[BEGIN Provided material]
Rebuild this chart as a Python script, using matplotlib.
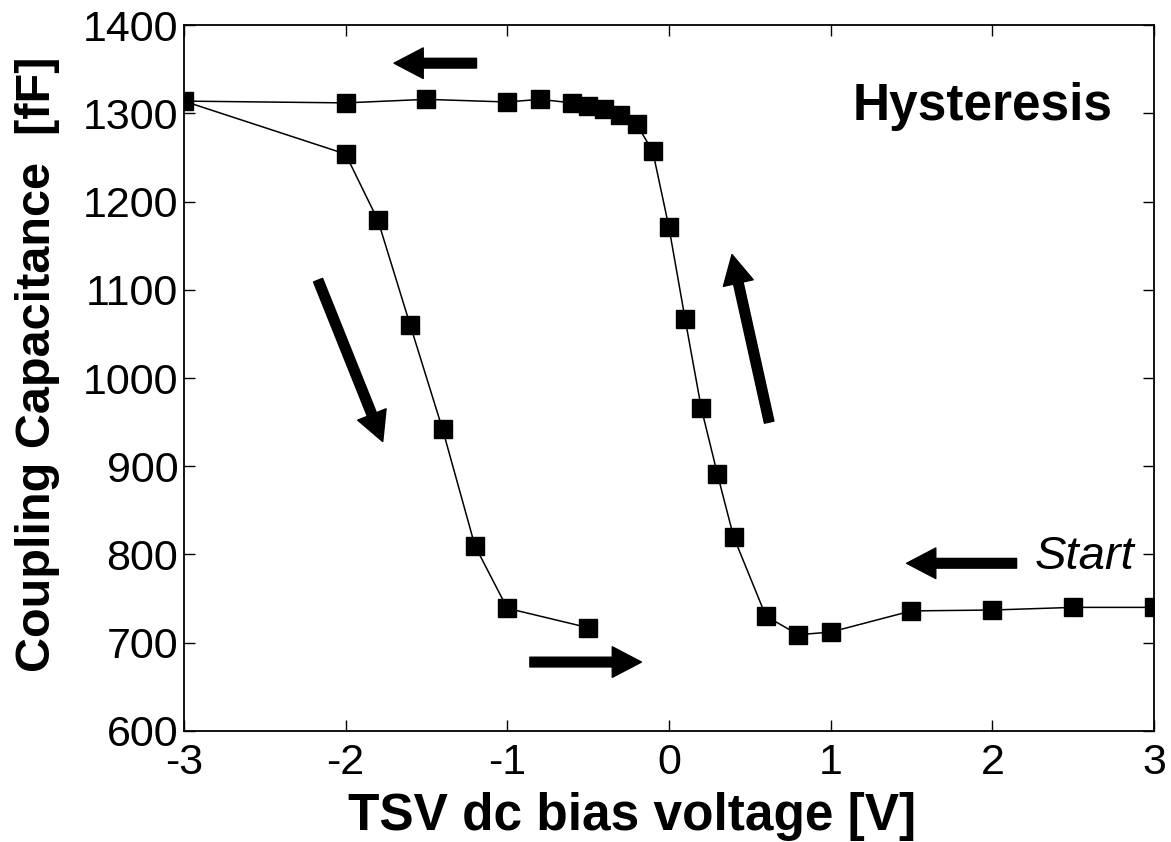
import numpy as np
import matplotlib.pyplot as plt

plt.rcParams['font.family'] = ['Liberation Sans', 'DejaVu Sans']
plt.rcParams['axes.unicode_minus'] = False

# measured sweep, in plotting order: start at +3 V, go down to -3 V, back up to -0.5 V
bias = [3, 2.5, 2, 1.5, 1, 0.8, 0.6, 0.4, 0.3, 0.2, 0.1, 0, -0.1, -0.2, -0.3,
        -0.4, -0.5, -0.6, -0.8, -1, -1.5, -2, -3,
        -2, -1.8, -1.6, -1.4, -1.2, -1, -0.5]
cap = [740, 740, 737, 736, 712, 709, 730, 820, 891, 966, 1067, 1171, 1257, 1288, 1298,
       1305, 1308, 1312, 1316, 1313, 1316, 1312, 1314,
       1254, 1179, 1060, 942, 810, 739, 717]

# sweep direction arrows: (tail, head)
arrows = [((-1.19, 1357), (-1.70, 1357)),
          ((-2.17, 1111), (-1.77, 928)),
          ((0.62, 950), (0.39, 1140)),
          ((-0.86, 678), (-0.17, 678)),
          ((2.15, 790), (1.47, 790))]

fig = plt.figure(figsize=(11.71, 8.42), dpi=100)
ax = fig.add_axes([0.157, 0.132, 0.8285, 0.838])

ax.plot(bias, cap, color='black', lw=1.1, marker='s', ms=12.5, mfc='black', mec='black')

for tail, head in arrows:
    ax.annotate('', xy=head, xytext=tail,
                arrowprops=dict(facecolor='black', edgecolor='black', width=7,
                                headwidth=22, headlength=21, shrink=0))

ax.text(1.94, 1308, 'Hysteresis', fontsize=37, fontweight='bold', ha='center', va='center')
ax.text(2.26, 797, 'Start', fontsize=34, style='italic', ha='left', va='center')

ax.set_xlim(-3, 3)
ax.set_ylim(600, 1400)
ax.set_xticks([-3, -2, -1, 0, 1, 2, 3])
ax.set_yticks(np.arange(600, 1401, 100))
ax.tick_params(direction='in', length=8, width=1, top=True, right=True, labelsize=31)
ax.tick_params(axis='y', pad=4)
ax.tick_params(axis='x', pad=9)
for s in ax.spines.values():
    s.set_linewidth(1.3)

ax.set_xlabel('TSV dc bias voltage [V]', fontsize=37, fontweight='bold')
ax.set_ylabel('Coupling Capacitance  [fF]', fontsize=35, fontweight='bold')
ax.xaxis.set_label_coords(0.462, -0.140, transform=ax.transAxes)
ax.xaxis.label.set_va('baseline')
ax.yaxis.set_label_coords(-0.151, 0.52, transform=ax.transAxes)
ax.yaxis.label.set_va('center')

fig.savefig('out.png', dpi=100)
[END Provided material]
Objective: Collect the lines of the data that carry the word "matplotlib".

Written response:
Rebuild this chart as a Python script, using matplotlib.
import matplotlib.pyplot as plt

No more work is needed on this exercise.